Nel’93 Ciampi prese le redini di un Paese in preda a crisi di natura sia partitiche (Tangentopoli e la crisi dei partiti avevano dilaniato la fiducia dell’elettorato), sia economiche. Infatti, l’Italia era lontana dagli obiettivi fissati dal Trattato di Maastricht che lei stessa aveva firmato ed erano ancora presenti grossi colossi statali nati col dopo guerra (l’Iri su tutti). Ed una volta chiusasi la parentesi Ciampiana la politica riprese il suo corso come se nulla fosse mai accaduto, fino a quando, nel 2011, il differenziale tra BTp e Bund non superò i 500 punti base e l’Italexit non era più così impensabile. Subentrò quindi l’esecutivo guidato da Mario Monti, che rinforzò sì i fondamentali economici italiani, ma con misure lacrime e sangue, per poi lasciare il testimone a Letta e successivamente a Renzi. Passarono altri governi, ed ecco ritornare alla guida del Paese un’economista, Mario Draghi, anche lui chiamato per traghettare l’Italia fuori dalla crisi sanitaria e partitica, nonché economica ed ambientale. Le analogie che accompagnano tutti questi governi tecnici sono quasi sempre state le stesse: crisi partitica ed economica insieme, ma è l’ordine tra questi due fattori ad essere fondamentale. È la crisi economica a determinare quella politica o viceversa? E qual è, ammesso che eista, il nesso causale tra le due?
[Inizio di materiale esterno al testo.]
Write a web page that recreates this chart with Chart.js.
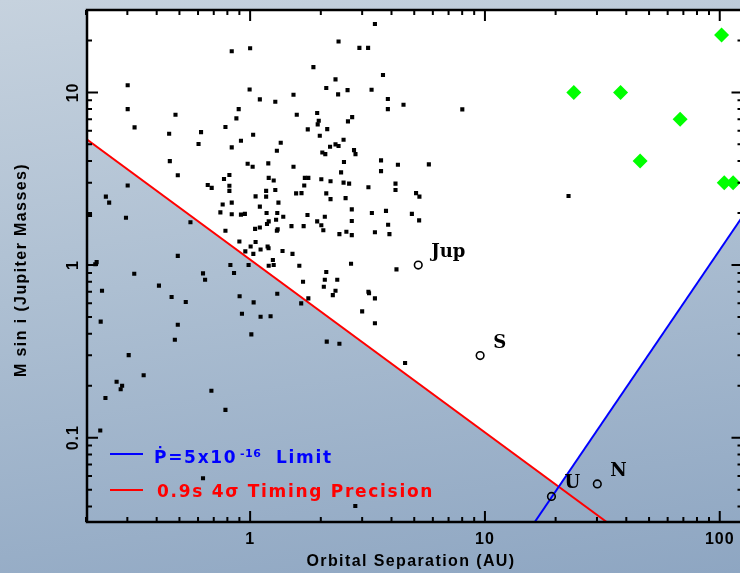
<!DOCTYPE html>
<html>
<head>
<meta charset="utf-8">
<script src="https://cdn.jsdelivr.net/npm/chart.js@4/dist/chart.umd.min.js"></script>
<style>
  html, body {
    margin: 0;
    padding: 0;
    width: 740px;
    height: 573px;
    overflow: hidden;
    background: linear-gradient(172deg, #c6d2de 0%, #adbfd2 45%, #8ea6c2 100%);
  }
  #wrap { position: absolute; left: 0; top: 0; width: 750px; height: 573px; }
  canvas { display: block; }
</style>
</head>
<body>
<div id="wrap"><canvas id="sepChart" width="750" height="573"></canvas></div>
<script>
// radial velocity planets: [separation AU, M sin i (Mjup)]
const rvPlanets = [
  [0.301, 11.0], [0.301, 8.0], [0.481, 7.42], [0.322, 6.27], [0.452, 5.76], [0.618, 5.89], [0.603, 5.02],
  [0.455, 4.0], [0.492, 3.31], [0.301, 2.89], [0.243, 2.49], [0.251, 2.30], [0.208, 1.95], [0.296, 1.88],
  [0.557, 1.77], [0.222, 1.04], [0.219, 1.01], [0.492, 1.13], [0.321, 0.89], [0.234, 0.71], [0.409, 0.76],
  [0.463, 0.653], [0.532, 0.611], [0.231, 0.47], [0.492, 0.451], [0.478, 0.369], [0.304, 0.301], [0.352, 0.230],
  [0.270, 0.211], [0.285, 0.200], [0.281, 0.191], [0.242, 0.170], [0.684, 0.187], [0.230, 0.110], [0.630, 0.0582],
  [0.785, 0.145], [2.805, 0.0402],
  [3.40, 24.9], [2.38, 19.7], [0.835, 17.3], [1.00, 18.0], [2.92, 18.1], [3.18, 18.1], [1.86, 14.0], [3.68, 12.6],
  [2.31, 11.9], [0.995, 10.4], [2.11, 10.6], [2.60, 10.3], [3.29, 10.35], [1.53, 9.69], [2.37, 9.74], [1.10, 9.11],
  [1.28, 8.82], [3.86, 9.15], [3.86, 8.0], [4.50, 8.48], [0.894, 8.0], [0.874, 7.07], [1.58, 7.42], [1.93, 7.59],
  [1.96, 6.85], [1.94, 6.53], [2.72, 7.19], [2.61, 6.79], [0.785, 6.30], [1.76, 6.11], [2.13, 6.13], [1.03, 5.68],
  [1.98, 5.61], [0.914, 5.25], [0.835, 4.80], [1.35, 5.11], [1.30, 4.59], [2.50, 5.32], [2.31, 5.0], [2.38, 4.89],
  [2.19, 4.84], [2.03, 4.49], [2.09, 4.39], [2.77, 4.63], [2.81, 4.39], [0.976, 3.86], [1.025, 3.71], [1.195, 3.88],
  [1.53, 3.71], [2.51, 3.95], [3.61, 4.04], [4.26, 3.81], [5.77, 3.83], [3.61, 3.50], [2.44, 3.44], [0.816, 3.32],
  [0.774, 3.15], [1.20, 3.20], [1.26, 3.09], [1.71, 3.20], [1.77, 3.20], [2.01, 3.14], [2.20, 3.06], [0.660, 2.91],
  [0.686, 2.80], [0.816, 2.88], [0.816, 2.69], [1.70, 2.89], [2.50, 3.0], [2.64, 2.96], [3.19, 2.82], [4.16, 2.96],
  [4.16, 2.72], [5.09, 2.61], [5.26, 2.49], [1.17, 2.69], [1.28, 2.72], [1.055, 2.50], [1.17, 2.49], [1.57, 2.60],
  [1.655, 2.61], [2.11, 2.60], [2.20, 2.41], [2.55, 2.44],
  [0.764, 2.24], [0.835, 2.30], [1.10, 2.18], [1.32, 2.30], [0.747, 2.02], [0.835, 1.97], [0.914, 1.96], [0.950, 1.98],
  [1.175, 2.0], [1.305, 2.0], [1.384, 1.905], [1.29, 1.83], [1.20, 1.79], [1.18, 1.73], [1.755, 1.95], [2.08, 1.905],
  [2.71, 2.10], [2.71, 1.80], [3.30, 2.0], [3.79, 2.06], [4.885, 1.98], [5.245, 1.815], [1.50, 1.68], [1.69, 1.68],
  [1.93, 1.79], [2.01, 1.70], [2.05, 1.59], [1.05, 1.62], [1.10, 1.65], [1.30, 1.58], [1.31, 1.61], [0.785, 1.58],
  [2.57, 1.56], [2.40, 1.51], [2.71, 1.49], [3.40, 1.55], [3.87, 1.71], [3.92, 1.51], [0.90, 1.37], [1.055, 1.36],
  [1.005, 1.28], [0.954, 1.20], [1.032, 1.16], [1.108, 1.23], [1.187, 1.28], [1.198, 1.25], [1.374, 1.205], [1.515, 1.16],
  [1.25, 1.07], [1.20, 0.99], [1.26, 1.0], [0.985, 1.0], [0.824, 1.0], [0.854, 0.90], [0.630, 0.895], [0.643, 0.822],
  [1.62, 0.99], [2.69, 1.017], [4.20, 0.944], [2.11, 0.911], [2.08, 0.822], [2.35, 0.822], [1.68, 0.80], [2.06, 0.749],
  [2.31, 0.71], [2.25, 0.67], [3.19, 0.70], [3.21, 0.686], [3.40, 0.641], [1.305, 0.682], [0.902, 0.659], [1.035, 0.608],
  [1.77, 0.641], [1.65, 0.60], [3.0, 0.539], [3.40, 0.46], [0.923, 0.522], [1.108, 0.502], [1.222, 0.505], [1.012, 0.397],
  [2.12, 0.36], [2.40, 0.35],
  [8.01, 7.97], [22.7, 2.51], [4.57, 0.271]
];

// wide companions (green diamonds)
const wideSep = [101.8, 23.9, 37.8, 67.8, 45.8, 104.5, 114];
const wideMass = [21.5, 10.0, 10.0, 7.0, 4.0, 3.0, 3.0];

// solar system
const solarNames = ['Jup', 'S', 'U', 'N'];
const solarSep = [5.2, 9.54, 19.2, 30.1];
const solarMass = [1.0, 0.299, 0.0457, 0.054];

// limit lines
const timingLine = [[0.2, 5.39], [33.0, 0.0325]];
const pdotLine = [[16.3, 0.0325], [125, 1.91]];
const openEdge = [[0.2, 5.39], [20.65, 0.0522], [125, 1.91]];

// axes
const xRange = [0.2, 125];
const yRange = [0.0325, 30];
const xMajor = [1, 10, 100];
const xLabels = ['1', '10', '100'];
const xMinor = [0.2, 0.3, 0.4, 0.5, 0.6, 0.7, 0.8, 0.9, 2, 3, 4, 5, 6, 7, 8, 9, 20, 30, 40, 50, 60, 70, 80, 90];
const yMajor = [0.1, 1, 10];
const yLabels = ['0.1', '1', '10'];
const yMinor = [0.04, 0.05, 0.06, 0.07, 0.08, 0.09, 0.2, 0.3, 0.4, 0.5, 0.6, 0.7, 0.8, 0.9, 2, 3, 4, 5, 6, 7, 8, 9, 20, 30];

const toXY = arr => arr.map(p => ({ x: p[0], y: p[1] }));

// frame, inward ticks and all text
const framePlugin = {
    id: 'framePlugin',
    afterDraw(chart) {
        const ctx = chart.ctx;
        const xs = chart.scales.x, ys = chart.scales.y;
        const L = 87, R = chart.chartArea.right, T = chart.chartArea.top, B = chart.chartArea.bottom;
        ctx.save();
        ctx.strokeStyle = '#000';
        ctx.lineWidth = 2;
        ctx.beginPath();
        xMinor.map(v => [v, 5]).concat(xMajor.map(v => [v, 11])).forEach(([v, len]) => {
            const px = xs.getPixelForValue(v);
            ctx.moveTo(px, B); ctx.lineTo(px, B - len);
            ctx.moveTo(px, T); ctx.lineTo(px, T + len);
        });
        yMinor.map(v => [v, 5]).concat(yMajor.map(v => [v, 11])).forEach(([v, len]) => {
            const py = ys.getPixelForValue(v);
            ctx.moveTo(L, py); ctx.lineTo(L + len, py);
            ctx.moveTo(R, py); ctx.lineTo(R - len, py);
        });
        ctx.stroke();
        ctx.lineWidth = 2.5;
        ctx.strokeRect(L, T, R - L, B - T);

        // tick labels
        ctx.fillStyle = '#000';
        ctx.font = 'bold 16px "Liberation Sans"';
        ctx.letterSpacing = '1px';
        ctx.textAlign = 'center';
        ctx.textBaseline = 'alphabetic';
        xMajor.forEach((v, i) => ctx.fillText(xLabels[i], xs.getPixelForValue(v), 544));
        yMajor.forEach((v, i) => {
            ctx.save();
            ctx.translate(78, ys.getPixelForValue(v));
            ctx.rotate(-Math.PI / 2);
            ctx.fillText(yLabels[i], 0, 0);
            ctx.restore();
        });

        // axis titles
        ctx.letterSpacing = '1.4px';
        ctx.fillText('Orbital Separation (AU)', 411, 566);
        ctx.save();
        ctx.translate(26, 270);
        ctx.rotate(-Math.PI / 2);
        ctx.fillText('M sin i (Jupiter Masses)', 0, 0);
        ctx.restore();

        // solar system labels
        ctx.letterSpacing = '0px';
        ctx.textAlign = 'left';
        ctx.font = 'bold 18px "DejaVu Serif"';
        solarNames.forEach((n, i) => {
            ctx.fillText(n, xs.getPixelForValue(solarSep[i]) + 13, ys.getPixelForValue(solarMass[i]) - 8);
        });

        // legend
        ctx.lineWidth = 2;
        ctx.strokeStyle = '#0000ff';
        ctx.beginPath(); ctx.moveTo(110, 454); ctx.lineTo(143, 454); ctx.stroke();
        ctx.strokeStyle = '#ff0000';
        ctx.beginPath(); ctx.moveTo(110, 490); ctx.lineTo(143, 490); ctx.stroke();
        ctx.font = 'bold 17px "DejaVu Sans"';
        ctx.letterSpacing = '1.7px';
        ctx.fillStyle = '#0000ff';
        ctx.fillText('\u1E56=5x10', 154, 463);
        ctx.fillText('Limit', 276, 463);
        ctx.font = 'bold 11px "DejaVu Sans"';
        ctx.letterSpacing = '0.5px';
        ctx.fillText('-16', 240, 457);
        ctx.font = 'bold 17px "DejaVu Sans"';
        ctx.letterSpacing = '1.7px';
        ctx.fillStyle = '#ff0000';
        ctx.fillText('0.9s 4\u03C3 Timing Precision', 157, 497);
        ctx.restore();
    }
};

document.addEventListener('DOMContentLoaded', function() {
    const ctx = document.getElementById('sepChart').getContext('2d');
    new Chart(ctx, {
        type: 'scatter',
        data: {
            datasets: [
                {
                    label: 'RV planets',
                    data: toXY(rvPlanets),
                    pointStyle: 'rect',
                    pointRadius: 2.9,
                    backgroundColor: '#000',
                    borderWidth: 0,
                    order: 0
                },
                {
                    label: 'Wide companions',
                    data: wideSep.map((v, i) => ({ x: v, y: wideMass[i] })),
                    pointStyle: 'rectRot',
                    pointRadius: 7.5,
                    backgroundColor: '#00ff00',
                    borderWidth: 0,
                    order: 1
                },
                {
                    label: 'Solar system',
                    data: solarSep.map((v, i) => ({ x: v, y: solarMass[i] })),
                    pointStyle: 'circle',
                    pointRadius: 3.8,
                    backgroundColor: 'rgba(0,0,0,0)',
                    borderColor: '#000',
                    borderWidth: 1.6,
                    order: 2
                },
                {
                    label: 'Pdot limit',
                    type: 'line',
                    data: toXY(pdotLine),
                    borderColor: '#0000ff',
                    borderWidth: 2,
                    pointRadius: 0,
                    fill: false,
                    order: 3
                },
                {
                    label: 'Timing precision',
                    type: 'line',
                    data: toXY(timingLine),
                    borderColor: '#ff0000',
                    borderWidth: 2,
                    pointRadius: 0,
                    fill: false,
                    order: 4
                },
                {
                    label: 'Open region',
                    type: 'line',
                    data: toXY(openEdge),
                    borderWidth: 0,
                    borderColor: 'rgba(0,0,0,0)',
                    backgroundColor: '#ffffff',
                    pointRadius: 0,
                    fill: 'end',
                    order: 5
                }
            ]
        },
        options: {
            responsive: false,
            animation: false,
            devicePixelRatio: 1,
            layout: { padding: { left: 86, right: 6, top: 10, bottom: 51 } },
            scales: {
                x: { type: 'logarithmic', min: xRange[0], max: xRange[1], display: false },
                y: { type: 'logarithmic', min: yRange[0], max: yRange[1], display: false }
            },
            plugins: {
                legend: { display: false },
                tooltip: { enabled: false }
            }
        },
        plugins: [framePlugin]
    });
});
</script>
</body>
</html>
Di fatto la parabola dell’economista che risolve i problemi è una costante della cultura politica italiana. Interessante sarà quindi analizzare due differenti fenomeni: da un lato, come questi governi tecnici si formino, agiscano e vengano successivamente rivalutati dalla società stessa che li aveva formati, dall’altro come l’eredità di questi tecnici venga spesa dai governi successivi, perlopiù di natura strettamente politica.
Nasce così una rubrica che vuole fare un po’ più di luce su questa dinamica squisitamente in salsa italiana, con un’intenzione critica e d’inchiesta.